Content
BeyondMimic
Type: Paper
Topic: From motion tracking to versatile humanoid control with guided diffusion
Links: Project / arXiv
One Sentence
BeyondMimic first learns strong humanoid motion tracking from human motions, then distills those motion skills into a diffusion policy that can be guided at test time to solve new tasks.
What Problem It Solves
Motion imitation is useful, but plain imitation has a ceiling:
- it can copy reference clips
- but downstream tasks often need new motion combinations
- and robots must react to goals, obstacles, joystick commands, or waypoints
So the question is:
How do we move from tracking motion clips to controlling a humanoid flexibly?
Core Idea
BeyondMimic separates the problem into two levels.
1. Build strong motion tracking skills
The system first learns to track challenging human motions on humanoid hardware, including highly dynamic skills such as sprinting, jumping spins, and cartwheels.
This stage is about making motion data physically executable.
2. Distill skills into a guided diffusion policy
Instead of only replaying or tracking existing clips, the learned motion primitives are distilled into a unified diffusion policy.

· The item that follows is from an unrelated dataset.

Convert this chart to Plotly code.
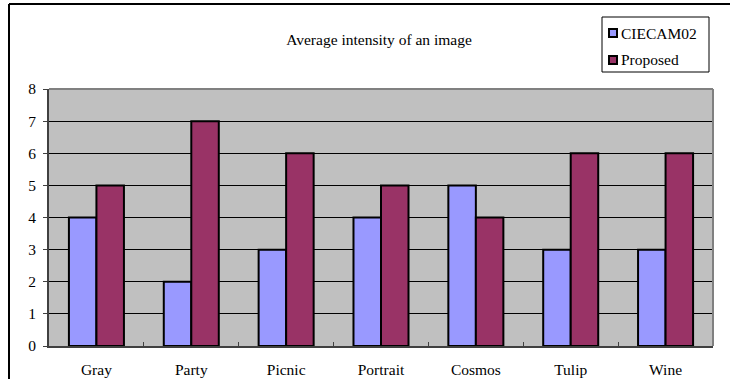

At test time, simple cost functions can guide the diffusion process toward a task goal.
Examples include:
- waypoint navigation
- joystick teleoperation
- obstacle avoidance
- motion synthesis beyond the exact training clips
Important Innovation
The important jump is from imitation to composition.
DeepMimic-style methods show how to learn a skill from a reference. BeyondMimic asks how to combine learned skills into new task-directed behavior without retraining for every task.
The guided diffusion policy is the key mechanism:
- the policy carries a learned motion prior
- guidance pushes the generated behavior toward a downstream objective
- the result can remain naturalistic while being task-specific
Why It Matters
For humanoids, natural motion and task control are often in tension.
BeyondMimic is interesting because it tries to keep both:
- natural whole-body motion from human demonstrations
- flexible control from test-time guidance
This is closer to how we want humanoid robots to behave: not just copying a library of clips, but reusing motion knowledge to solve new situations.
Relation To DeepMimic And OmniRetarget
DeepMimic gives the basic idea: use reference motion to train physically robust skills.
OmniRetarget focuses on making the reference data better, especially when interactions with objects and terrain matter.
BeyondMimic focuses on what happens after imitation: how to compose motion skills into versatile control.
Limitation
The framework still needs a strong motion tracking pipeline and a useful motion dataset. Diffusion guidance also depends on whether the test-time cost captures the task well.
If the cost is poorly designed, guidance can push the policy toward behavior that satisfies the objective but loses motion quality.
Takeaway
BeyondMimic is not just “humanoid imitates human motion”. Its real point is:
Learn a rich motion prior, then guide it to solve new control tasks.
That is why it is a useful bridge between motion imitation and general-purpose humanoid control.